The Help We Need

When we brought home our youngest son, Max, from China last year, we knew that he would need some medical care. But we didn’t know exactly what he would need until we had him evaluated back in the States. We are so fortunate to be living only minutes away from an amazing children’s hospital with a well-known neurosurgeon there. While this is beyond anything I had ever done before as a mom, I felt secure in the doctor and the plan of care. We scheduled surgery for November and so, as a mom of four other kids, I prepared.

We were told our stay would be for a week. With that length of stay, I knew we were going to need some help. But without family in town, it can be tricky. The planner in me got to work: I informed the school and his teacher, I asked friends to drive my middle boys to piano and dance classes. My high school boys were told that they would have to help with the younger brothers and basically parent themselves.

Finally, I knew that I would not be cooking, so I went on  Take Them A Meal, set up a schedule, and then sent out the link to friends, neighbors and members of my church (I use this website to help others when they have a baby or other life-changing event). Amazingly, the meal schedule was filled by the next day. A few days before the surgery, we were set and ready to go. All my ducks were in a row.

And then, as it happens so often in life, things did not go as planned.

The day before surgery, I came down with a terrible cold. I was coughing so badly that they would not allow me in the hospital. And so, I stayed home while my husband bravely took our son on his own to have surgery that day.

And that is when our community rallied around us:

Breakfast that morning was delivered.

Friends poured into the hospital to take turns sitting with my husband during and after surgery. Treating him to coffee, a sandwich, brownies and conversation.

One friend had my 8-year-old over after school then another rounded up he and two more brothers and drove them to the hospital to visit for a while.

A coworker brought me chicken soup with lots of extra goodies.

My running buddy left us cookies.

That same running buddy brought us breakfast for the next morning.

Another family friend had the middle boys over for pizza and cards with their family the next night.

People visited us daily in the hospital, never empty handed. The coffee and lunches brought to us was the highlight of our day.

Amazing meals came to our doorstep with more food than our family could eat.

One of many extremely generous meals. This one came with WINE!

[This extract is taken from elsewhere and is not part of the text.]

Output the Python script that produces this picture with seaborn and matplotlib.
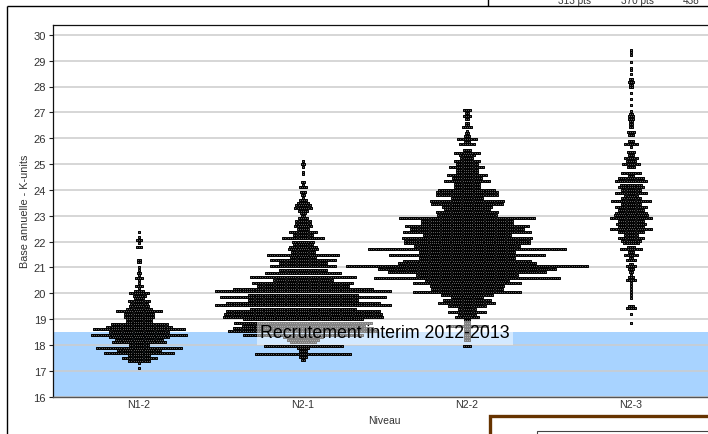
import numpy as np
import pandas as pd
import matplotlib
matplotlib.use("Agg")
import matplotlib.pyplot as plt
from matplotlib.lines import Line2D
from matplotlib.patches import Rectangle
import seaborn as sns

categories = ["N1-2", "N2-1", "N2-2", "N2-3"]
y_ticks = list(range(16, 31))
x_label = "Niveau"
y_label = "Base annuelle - K-units"
band_low, band_high = 16, 18.5
band_label = "Recrutement interim 2012-2013"
header_texts = ["313 pts", "370 pts", "438"]

n12_levels = [17.1, 17.3, 17.4, 17.5, 17.6, 17.7, 17.8, 17.9, 18.0, 18.1, 18.2, 18.3, 18.4, 18.5, 18.6, 18.7, 18.8,
              18.9, 19.0, 19.1, 19.2, 19.3, 19.4, 19.5, 19.6, 19.7, 19.8, 19.9, 20.0, 20.1, 20.2, 20.3, 20.4, 20.5,
              20.6, 20.7, 20.8, 20.9, 21.0, 21.2, 21.3, 21.8, 21.93, 22.08, 22.17, 22.36]
n12_counts = [1, 1, 10, 16, 10, 32, 20, 39, 9, 25, 22, 27, 44, 27, 42, 30, 26,
              12, 12, 14, 14, 21, 12, 9, 8, 10, 5, 6, 9, 5, 1, 4, 1, 1,
              4, 1, 2, 1, 1, 2, 2, 3, 1, 3, 1, 1]

n21_levels = [17.43, 17.53, 17.65, 17.77, 17.87, 17.97, 18.1, 18.2, 18.3, 18.4, 18.53, 18.65, 18.75, 18.87, 19.0,
              19.1, 19.2, 19.3, 19.4, 19.53, 19.63, 19.73, 19.85, 19.95, 20.07, 20.17, 20.27, 20.38, 20.53, 20.62,
              20.78, 20.9, 21.04, 21.17, 21.28, 21.39, 21.49, 21.6, 21.7, 21.8, 21.9, 22.0, 22.14, 22.25, 22.36,
              22.5, 22.6, 22.7, 22.8, 22.9, 23.0, 23.1, 23.2, 23.3, 23.4, 23.5, 23.6, 23.7, 23.8, 23.9, 24.1, 24.2,
              24.3, 24.6, 24.7, 24.9, 25.0, 25.1]
n21_counts = [2, 4, 44, 4, 6, 36, 12, 15, 18, 55, 68, 64, 56, 63, 55,
              73, 72, 70, 48, 80, 70, 50, 76, 50, 80, 64, 42, 46, 27, 48,
              35, 22, 30, 22, 30, 12, 33, 11, 14, 13, 9, 10, 19, 9, 13,
              6, 8, 7, 7, 5, 2, 3, 5, 8, 7, 6, 4, 1, 2, 3, 4, 1,
              2, 1, 1, 1, 2, 1]

n22_levels = [17.97, 18.2, 18.3, 18.4, 18.5, 18.6, 18.75, 18.85, 18.95, 19.07, 19.17, 19.28, 19.39, 19.51, 19.61,
              19.73, 19.84, 19.95, 20.05, 20.17, 20.28, 20.38, 20.49, 20.6, 20.71, 20.82, 20.93, 21.04, 21.16, 21.26,
              21.36, 21.48, 21.58, 21.7, 21.83, 21.93, 22.04, 22.14, 22.25, 22.36, 22.49, 22.6, 22.7, 22.8, 22.9,
              23.02, 23.13, 23.25, 23.35, 23.47, 23.57, 23.69, 23.79, 23.9, 24.0, 24.13, 24.23, 24.33, 24.45, 24.57,
              24.68, 24.78, 24.89, 25.0, 25.12, 25.22, 25.34, 25.44, 25.56, 25.76, 25.87, 25.98, 26.1, 26.19, 26.29,
              26.42, 26.5, 26.6, 26.74, 26.87, 26.97, 27.08]
n22_counts = [4, 3, 3, 3, 3, 3, 19, 3, 3, 11, 8, 17, 8, 17, 26,
              22, 15, 24, 49, 33, 34, 49, 38, 85, 46, 72, 81, 110, 63, 58,
              44, 71, 44, 90, 48, 57, 57, 59, 40, 58, 52, 56, 42, 42, 62,
              27, 28, 21, 23, 33, 34, 15, 28, 28, 26, 12, 12, 21, 14, 18,
              10, 10, 16, 10, 12, 6, 7, 12, 4, 7, 3, 9, 3, 2, 1,
              5, 2, 2, 2, 4, 2, 4]

n23_levels = [18.85, 19.18, 19.42, 19.52, 19.82, 19.93, 20.05, 20.16, 20.28, 20.4, 20.5, 20.62, 20.72, 20.83, 20.94,
              21.04, 21.14, 21.27, 21.38, 21.48, 21.6, 21.7, 21.8, 21.93, 22.03, 22.14, 22.25, 22.36, 22.47, 22.58,
              22.68, 22.78, 22.9, 23.01, 23.12, 23.22, 23.32, 23.45, 23.56, 23.67, 23.78, 23.89, 24.0, 24.1, 24.2,
              24.33, 24.45, 24.55, 24.67, 24.88, 25.0, 25.11, 25.22, 25.34, 25.46, 25.66, 25.77, 25.9, 26.13, 26.23,
              26.42, 26.55, 26.65, 26.75, 26.85, 26.94, 27.07, 27.3, 27.52, 27.75, 27.97, 28.06, 28.19, 28.29, 28.49,
              28.62, 28.73, 28.96, 29.23, 29.32, 29.43]
n23_counts = [1, 1, 5, 3, 1, 1, 1, 1, 1, 1, 5, 3, 1, 2, 3,
              5, 2, 5, 2, 6, 3, 10, 4, 7, 9, 12, 6, 12, 19, 12,
              14, 12, 19, 16, 15, 12, 15, 9, 18, 9, 6, 15, 9, 12, 10,
              15, 12, 3, 9, 4, 8, 5, 6, 3, 4, 1, 6, 3, 3, 4,
              2, 2, 2, 3, 3, 2, 1, 1, 1, 1, 2, 2, 3, 2, 1,
              1, 1, 1, 1, 1, 1]

levels = [n12_levels, n21_levels, n22_levels, n23_levels]
counts = [n12_counts, n21_counts, n22_counts, n23_counts]

W, H = 708, 435
AX_L, AX_T, AX_B = 53, 26, 397.7
PX_PER_CAT, PX_PER_UNIT = 164, 25.85
DOT_PX = 2.2

sns.set_theme(style="white")
plt.rcParams["font.family"] = ["Liberation Sans", "DejaVu Sans"]

frames = []
for pos, (lv, ct) in enumerate(zip(levels, counts)):
    for v, c in zip(lv, ct):
        off = (np.arange(c) - (c - 1) / 2) * DOT_PX / PX_PER_CAT
        frames.append(pd.DataFrame({"x": pos + off, "y": v}))
df = pd.concat(frames, ignore_index=True)

fig = plt.figure(figsize=(W / 100, H / 100), dpi=100)
ax = fig.add_axes([AX_L / W, 1 - AX_B / H, 1 - AX_L / W, (AX_B - AX_T) / H])

ax.axhspan(band_low, band_high, color="#A8D3FF", lw=0, zorder=0)
ax.set_axisbelow(True)
ax.grid(axis="y", color="#CCCCCC", lw=1.1, zorder=1)
sns.scatterplot(data=df, x="x", y="y", marker="s", s=3.6, color="#5A5A5A", edgecolor="black",
                linewidth=0.7, ax=ax, zorder=3, legend=False)

ax.set_xlim(-(139 - AX_L) / PX_PER_CAT, (W - 139) / PX_PER_CAT)
ax.set_ylim(16, 16 + (AX_B - AX_T) / PX_PER_UNIT)
ax.set_xticks(range(len(categories)), categories)
ax.set_yticks(y_ticks)
ax.tick_params(axis="y", length=3, width=0.8, pad=2, left=True, color="#222222", labelsize=8, labelcolor="#333333")
ax.tick_params(axis="x", length=0, pad=1.5, labelsize=7.7, labelcolor="#333333")
ax.set_xlabel(x_label, fontsize=7.5, color="#333333")
ax.set_ylabel(y_label, fontsize=7.8, color="#333333")
ax.xaxis.set_label_coords((384 - AX_L) / (W - AX_L), -(416 - AX_B) / (AX_B - AX_T), transform=ax.transAxes)
ax.yaxis.set_label_coords(-(AX_L - 30) / (W - AX_L), (AX_B - 211) / (AX_B - AX_T), transform=ax.transAxes)

for s in ["left", "top"]:
    ax.spines[s].set_color("#111111")
    ax.spines[s].set_linewidth(0.9)
ax.spines["bottom"].set_color("#555555")
ax.spines["bottom"].set_linewidth(1.0)
ax.spines["right"].set_visible(False)

ax.text((385 - 139) / PX_PER_CAT, 16 + (AX_B - 334) / PX_PER_UNIT, band_label, ha="center", va="center",
        fontsize=12.8, color="black", zorder=6,
        bbox=dict(boxstyle="square,pad=0.2", facecolor="white", edgecolor="none", alpha=0.5))


def px_line(x0, y0, x1, y1, color="black", lw=1.0):
    fig.add_artist(Line2D([x0 / W, x1 / W], [1 - y0 / H, 1 - y1 / H], color=color, lw=lw,
                          transform=fig.transFigure, solid_capstyle="butt"))


px_line(6.5, 6.5, 6.5, H)
px_line(6.5, 6.5, W, 6.5)
px_line(487.5, 0, 487.5, 6.5)
fig.add_artist(Rectangle((489.5 / W, -0.02), (W + 20 - 489.5) / W, 1 - 417 / H + 0.02, transform=fig.transFigure,
                         facecolor="white", edgecolor="#663300", lw=2.4))
fig.add_artist(Rectangle((536.5 / W, -0.02), (W + 20 - 536.5) / W, 1 - 432.5 / H + 0.02, transform=fig.transFigure,
                         facecolor="white", edgecolor="#444444", lw=0.8))
for t, x in zip(header_texts, [574, 637, 691]):
    fig.text(x / W, 1 - 4 / H, t, ha="center", va="baseline", fontsize=7.2, color="#333333")

fig.savefig("out.png", dpi=100)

Morning after surgery. Looking good!

Our high school boys had to do the grocery shopping for basics. Our oldest would drive over some evenings to give my husband a break and sit with his youngest brother. Sometimes our middle schooler or sophomore would take shifts.

IMG_0267Our goal was to never leave Max alone in the hospital and we were able to do that with everyone pitching in. Our friends and neighbors supported us in a way that gave us a chance to do what was most important: spending time with our kid.



Max had a chance to FaceTime with his kindergarten class a few times. He missed his friends and teacher.



I had tried to look ahead and plan for the help that I thought we might need (while doing as much as I could on my own). But when we were in the thick of it, we needed so much more. Especially when we found ourselves staying an additional week in the hospital. Amazingly, our community surrounded us with their love and THEY determined what we needed, and then they did it. With an abundance of generosity. People I didn’t know that well were offering their help, offering words of  encouragement, prayers and love.

Our son was discharged from the hospital a few days before Thanksgiving and has been living life back to normal since then. Looking back on that overwhelming time in our lives, I am left with a sense of community, gratitude and love from the people that reached out when we needed it. Whether we deserved it or not, whether we had asked for it or not, our needs were met every day. Because of the help that we were given, we are inspired to look around and see who we can help in our community. I hope my boys will remember this time and know how it felt to have the love and support from others. I hope because they were on the receiving end of such generosity that they will always look to offer a helping hand to someone. Even if they do not ask for it.

Because it is always the right thing to do.


Julie is a mom of five boys and one girl. She is a runner, biker, yoga instructor and socializer. That about sums it up. Believe it or not, she really does enjoy the soccer, cross country, swim team, track, dance classes, basketball, and theater her kids are involved in as long as she has another mom (or dad) to talk to during these events. Julie is starting a new adventure going back to school to get her Masters in Marriage and Family Therapy at Edgewood College.